• What you need to do
Write out each line of the listing as it stands, without the images.

## Begin

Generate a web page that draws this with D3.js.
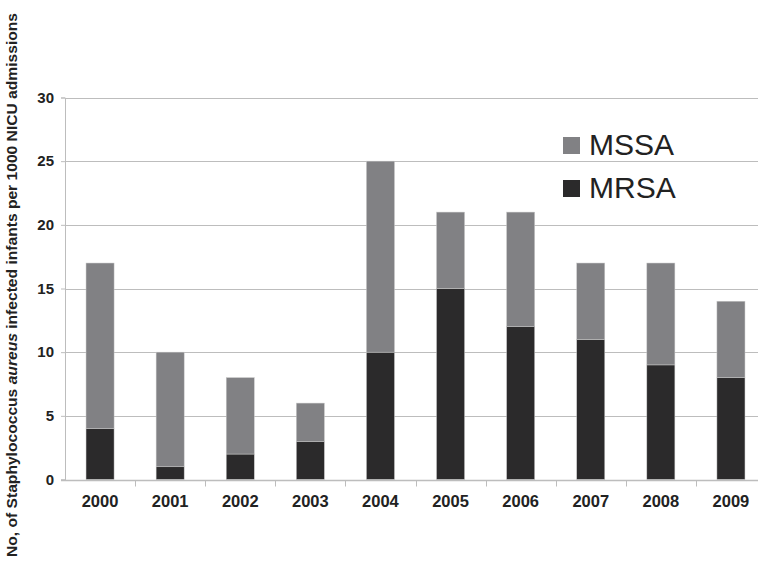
<!DOCTYPE html>
<html>
<head>
<meta charset="utf-8">
<script src="https://cdn.jsdelivr.net/npm/d3@7"></script>
<style>
  body { margin: 0; background: #fff; }
  text { font-family: "Liberation Sans", Arial, sans-serif; }
</style>
</head>
<body>
<div id="chart"></div>
<script>
// data
const years = ["2000", "2001", "2002", "2003", "2004", "2005", "2006", "2007", "2008", "2009"];
const mrsa = [4, 1, 2, 3, 10, 15, 12, 11, 9, 8];
const mssa = [13, 9, 6, 3, 15, 6, 9, 6, 8, 6];
const yTicks = [0, 5, 10, 15, 20, 25, 30];
const seriesNames = ["MSSA", "MRSA"];
const colors = { MSSA: "#818184", MRSA: "#2b2a2b" };

const width = 758, height = 569;
const plot = { left: 65, right: 766, top: 97.5, bottom: 479.5 };

const svg = d3.select("#chart").append("svg")
    .attr("width", width).attr("height", height);

// scales
const x = d3.scaleBand().domain(years)
    .range([plot.left, plot.right]).paddingInner(0.6).paddingOuter(0.3);
const y = d3.scaleLinear().domain([0, 30]).range([plot.bottom, plot.top]);

// gridlines
svg.append("g").attr("class", "yGrid")
    .selectAll("line").data(yTicks.filter(d => d > 0)).join("line")
    .attr("x1", plot.left).attr("x2", width)
    .attr("y1", d => Math.round(y(d)) + 0.5).attr("y2", d => Math.round(y(d)) + 0.5)
    .attr("stroke", "#bdbdbd").attr("stroke-width", 1);

// y axis
const yAxis = svg.append("g").attr("class", "y-axis")
    .attr("transform", "translate(" + plot.left + ",0)")
    .call(d3.axisLeft(y).tickValues(yTicks).tickSize(4).tickPadding(7));
yAxis.select(".domain").attr("stroke", "#bdbdbd");
yAxis.selectAll(".tick line").attr("stroke", "#bdbdbd");
yAxis.selectAll(".tick text").attr("fill", "#222")
    .style("font-size", "15px").style("font-weight", "bold")
    .style("font-family", "'Liberation Sans', Arial, sans-serif");

// stacked bars
const stackData = years.map((yr, i) => ({ year: yr, MRSA: mrsa[i], MSSA: mssa[i] }));
const stacked = d3.stack().keys(["MRSA", "MSSA"])(stackData);
svg.append("g").attr("class", "bars")
    .selectAll("g").data(stacked).join("g")
    .attr("fill", d => colors[d.key])
    .selectAll("rect").data(d => d).join("rect")
    .attr("x", d => x(d.data.year))
    .attr("width", x.bandwidth())
    .attr("y", d => y(d[1]))
    .attr("height", d => y(d[0]) - y(d[1]))
    .attr("stroke", "#c8c8c8").attr("stroke-width", 0.5);

// x axis baseline, separators and labels
const base = Math.round(y(0)) + 0.5;
svg.append("line").attr("x1", plot.left - 4).attr("x2", width)
    .attr("y1", base).attr("y2", base)
    .attr("stroke", "#bdbdbd").attr("stroke-width", 1.5);
const gapHalf = (x.step() - x.bandwidth()) / 2;
svg.append("g").attr("class", "x-sep")
    .selectAll("line").data(years.slice(1)).join("line")
    .attr("x1", d => Math.round(x(d) - gapHalf) + 0.5)
    .attr("x2", d => Math.round(x(d) - gapHalf) + 0.5)
    .attr("y1", base).attr("y2", base + 6)
    .attr("stroke", "#bdbdbd").attr("stroke-width", 1);
svg.append("g").attr("class", "x-labels")
    .selectAll("text").data(years).join("text")
    .attr("x", d => x(d) + x.bandwidth() / 2)
    .attr("y", 507)
    .attr("text-anchor", "middle")
    .attr("fill", "#222")
    .style("font-size", "16.5px").style("font-weight", "bold")
    .text(d => d);

// y-axis title
const title = svg.append("text").attr("transform", "translate(17,285) rotate(-90)")
    .attr("text-anchor", "middle").attr("fill", "#222")
    .attr("textLength", 544).attr("lengthAdjust", "spacingAndGlyphs")
    .style("font-size", "14.5px").style("font-weight", "bold");
title.append("tspan").text("No, of Staphylococcus ");
title.append("tspan").style("font-style", "italic").text("aureus");
title.append("tspan").text(" infected infants per 1000 NICU admissions");

// legend
const legend = svg.append("g").attr("class", "legend")
    .selectAll("g").data(seriesNames).join("g")
    .attr("transform", (d, i) => "translate(563," + (137 + i * 43) + ")");
legend.append("rect").attr("width", 17).attr("height", 17)
    .attr("fill", d => colors[d]);
legend.append("text").attr("x", 26).attr("y", 18)
    .attr("fill", "#222").style("font-size", "30px")
    .text(d => d);
</script>
</body>
</html>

## End

• Correct answer
Generate a web page that draws this with D3.js.
<!DOCTYPE html>
<html>
<head>
<meta charset="utf-8">
<script src="https://cdn.jsdelivr.net/npm/d3@7"></script>
<style>
  body { margin: 0; background: #fff; }
  text { font-family: "Liberation Sans", Arial, sans-serif; }
</style>
</head>
<body>
<div id="chart"></div>
<script>
// data
const years = ["2000", "2001", "2002", "2003", "2004", "2005", "2006", "2007", "2008", "2009"];
const mrsa = [4, 1, 2, 3, 10, 15, 12, 11, 9, 8];
const mssa = [13, 9, 6, 3, 15, 6, 9, 6, 8, 6];
const yTicks = [0, 5, 10, 15, 20, 25, 30];
const seriesNames = ["MSSA", "MRSA"];
const colors = { MSSA: "#818184", MRSA: "#2b2a2b" };

const width = 758, height = 569;
const plot = { left: 65, right: 766, top: 97.5, bottom: 479.5 };

const svg = d3.select("#chart").append("svg")
    .attr("width", width).attr("height", height);

// scales
const x = d3.scaleBand().domain(years)
    .range([plot.left, plot.right]).paddingInner(0.6).paddingOuter(0.3);
const y = d3.scaleLinear().domain([0, 30]).range([plot.bottom, plot.top]);

// gridlines
svg.append("g").attr("class", "yGrid")
    .selectAll("line").data(yTicks.filter(d => d > 0)).join("line")
    .attr("x1", plot.left).attr("x2", width)
    .attr("y1", d => Math.round(y(d)) + 0.5).attr("y2", d => Math.round(y(d)) + 0.5)
    .attr("stroke", "#bdbdbd").attr("stroke-width", 1);

// y axis
const yAxis = svg.append("g").attr("class", "y-axis")
    .attr("transform", "translate(" + plot.left + ",0)")
    .call(d3.axisLeft(y).tickValues(yTicks).tickSize(4).tickPadding(7));
yAxis.select(".domain").attr("stroke", "#bdbdbd");
yAxis.selectAll(".tick line").attr("stroke", "#bdbdbd");
yAxis.selectAll(".tick text").attr("fill", "#222")
    .style("font-size", "15px").style("font-weight", "bold")
    .style("font-family", "'Liberation Sans', Arial, sans-serif");

// stacked bars
const stackData = years.map((yr, i) => ({ year: yr, MRSA: mrsa[i], MSSA: mssa[i] }));
const stacked = d3.stack().keys(["MRSA", "MSSA"])(stackData);
svg.append("g").attr("class", "bars")
    .selectAll("g").data(stacked).join("g")
    .attr("fill", d => colors[d.key])
    .selectAll("rect").data(d => d).join("rect")
    .attr("x", d => x(d.data.year))
    .attr("width", x.bandwidth())
    .attr("y", d => y(d[1]))
    .attr("height", d => y(d[0]) - y(d[1]))
    .attr("stroke", "#c8c8c8").attr("stroke-width", 0.5);

// x axis baseline, separators and labels
const base = Math.round(y(0)) + 0.5;
svg.append("line").attr("x1", plot.left - 4).attr("x2", width)
    .attr("y1", base).attr("y2", base)
    .attr("stroke", "#bdbdbd").attr("stroke-width", 1.5);
const gapHalf = (x.step() - x.bandwidth()) / 2;
svg.append("g").attr("class", "x-sep")
    .selectAll("line").data(years.slice(1)).join("line")
    .attr("x1", d => Math.round(x(d) - gapHalf) + 0.5)
    .attr("x2", d => Math.round(x(d) - gapHalf) + 0.5)
    .attr("y1", base).attr("y2", base + 6)
    .attr("stroke", "#bdbdbd").attr("stroke-width", 1);
svg.append("g").attr("class", "x-labels")
    .selectAll("text").data(years).join("text")
    .attr("x", d => x(d) + x.bandwidth() / 2)
    .attr("y", 507)
    .attr("text-anchor", "middle")
    .attr("fill", "#222")
    .style("font-size", "16.5px").style("font-weight", "bold")
    .text(d => d);

// y-axis title
const title = svg.append("text").attr("transform", "translate(17,285) rotate(-90)")
    .attr("text-anchor", "middle").attr("fill", "#222")
    .attr("textLength", 544).attr("lengthAdjust", "spacingAndGlyphs")
    .style("font-size", "14.5px").style("font-weight", "bold");
title.append("tspan").text("No, of Staphylococcus ");
title.append("tspan").style("font-style", "italic").text("aureus");
title.append("tspan").text(" infected infants per 1000 NICU admissions");

// legend
const legend = svg.append("g").attr("class", "legend")
    .selectAll("g").data(seriesNames).join("g")
    .attr("transform", (d, i) => "translate(563," + (137 + i * 43) + ")");
legend.append("rect").attr("width", 17).attr("height", 17)
    .attr("fill", d => colors[d]);
legend.append("text").attr("x", 26).attr("y", 18)
    .attr("fill", "#222").style("font-size", "30px")
    .text(d => d);
</script>
</body>
</html>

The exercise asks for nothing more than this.